I [29M] have been living with my girlfriend, Sarah [27F], for two years. We’ve always split the rent and bills 50/50, and while money has never been amazing, we make it work. Last month, Sarah came home from work absolutely livid. She ranted about how her boss was incompetent, how she was sick of her job, and how she couldn’t take it anymore.
Then she just blurted out that she quit—on the spot, no backup plan, no notice, nothing. I was shocked and asked what she planned to do next. She shrugged and said, “I’ll figure it out.”
Well, figuring it out didn’t happen. She applied to a few places but didn’t seem too pressed about it. Weeks passed, and she started treating unemployment like a vacation—sleeping in, binge-watching shows, and saying she needed to “decompress” before jumping back into the workforce. Meanwhile, I was covering more of our expenses, and my patience was wearing thin.
At the start of this month, I reminded her that rent was due soon. She casually told me she couldn’t pay her half and asked me to cover it until she “got back on her feet.” I asked when she expected that to be, and she admitted she hadn’t really been looking that hard for a new job yet. That was the last straw.
I told her no. I wasn’t going to be the only one financially supporting us, especially when she put herself in this situation. She got upset, saying I should want to help her because we're a team, but I feel like a team requires both people pulling their weight.
She accused me of being unsupportive and selfish, and now things are incredibly tense between us. Am I the ahole for refusing to cover for her after she quit with no plan?
messageinthebox said:
NTA. She is the ahole, though. This won't be the last time she tries to guilt you for her benefit. This is not just a momentary thing. This will happen over and over if you let it happen. Time for a new roommate and girlfriend.
dannyboy2414 said:
NTA, her lack or urgency for a new job and poor planning to just quit is not your issue. How would this have worked in the roles we're reversed and you quit, asking her to support you?
ConvivialKat said:
NTA. My suspicious mind thinks she got fired and did not quit. Now, her plan is to have no plan, except for you to cover all the bills so she can do nothing but enjoy herself. If you are smart, you will immediately stop having sex with her. Because this is just the kind of person who would get pregnant intentionally. Check your lease. Make sure there is an "out" clause and find out what it costs. This is going to get worse.
merishore25 said:
NTA. A team would have discussed options before she quit.
nikki_redGND said:
NTA. She should have thought about the consequences of quitting instead of acting on impulse!
judgingA-holes said:
NTA - Were was the "team" decision for her to quit? She did that on her on, she can support herself on her own.

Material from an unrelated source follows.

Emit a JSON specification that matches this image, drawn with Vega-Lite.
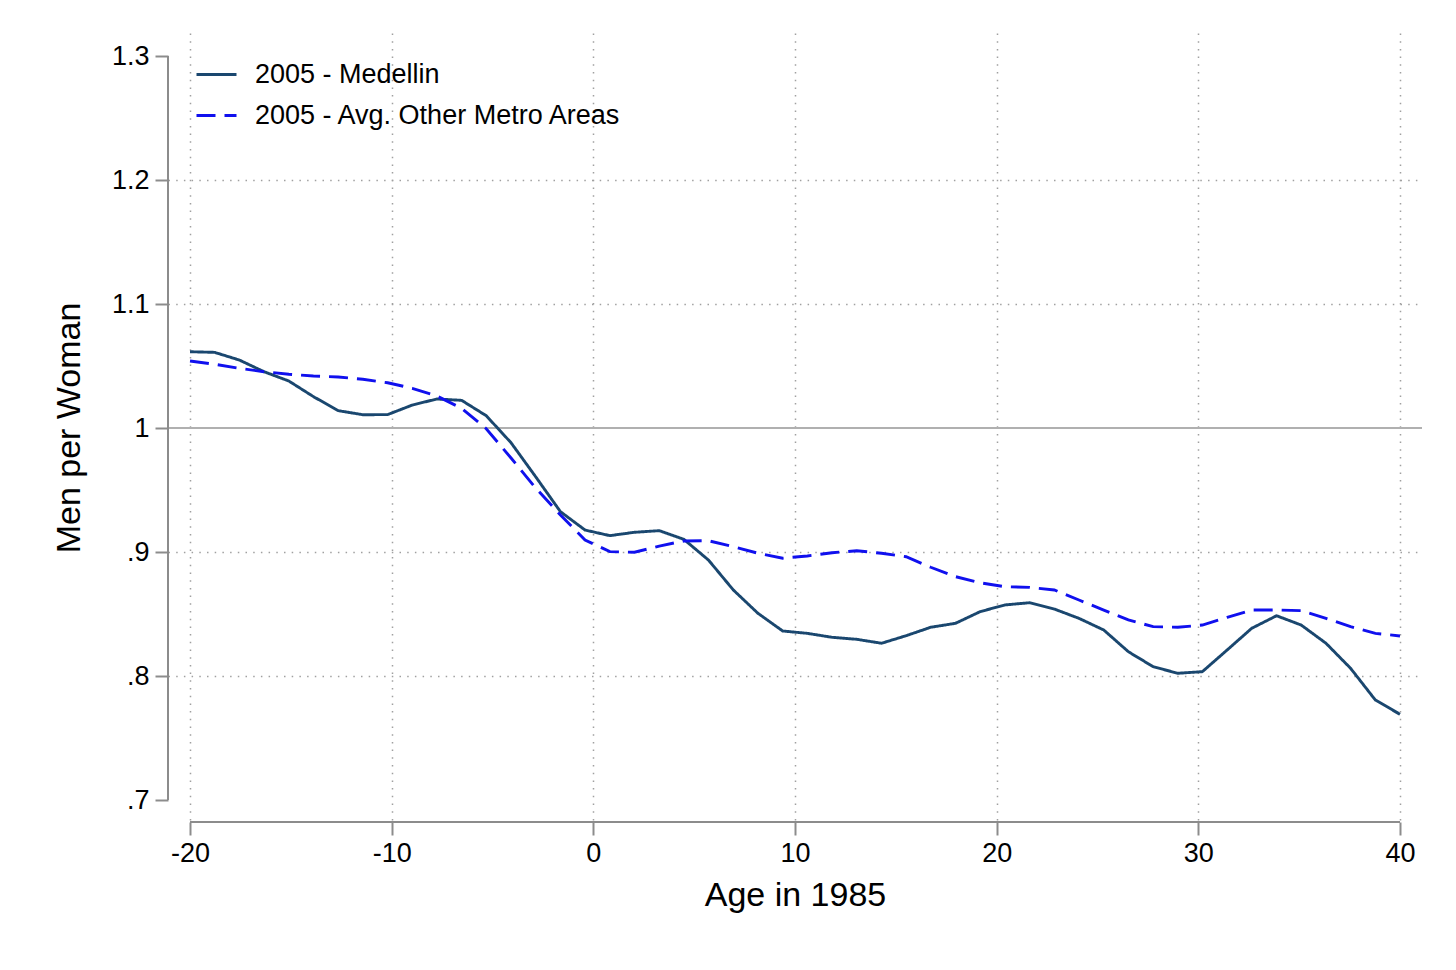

Zestyclose_Truck_726 said:
NTA. Being a girl if I was in this situation I would’ve looked for another job before i even made the rash decision to quit. She put herself in that position and that is not your problem just because she is your girlfriend. Y'all moved in together so she should expect to pay a portion of the expenses and if she cant then she needs to find a job or find somewhere else to sleep.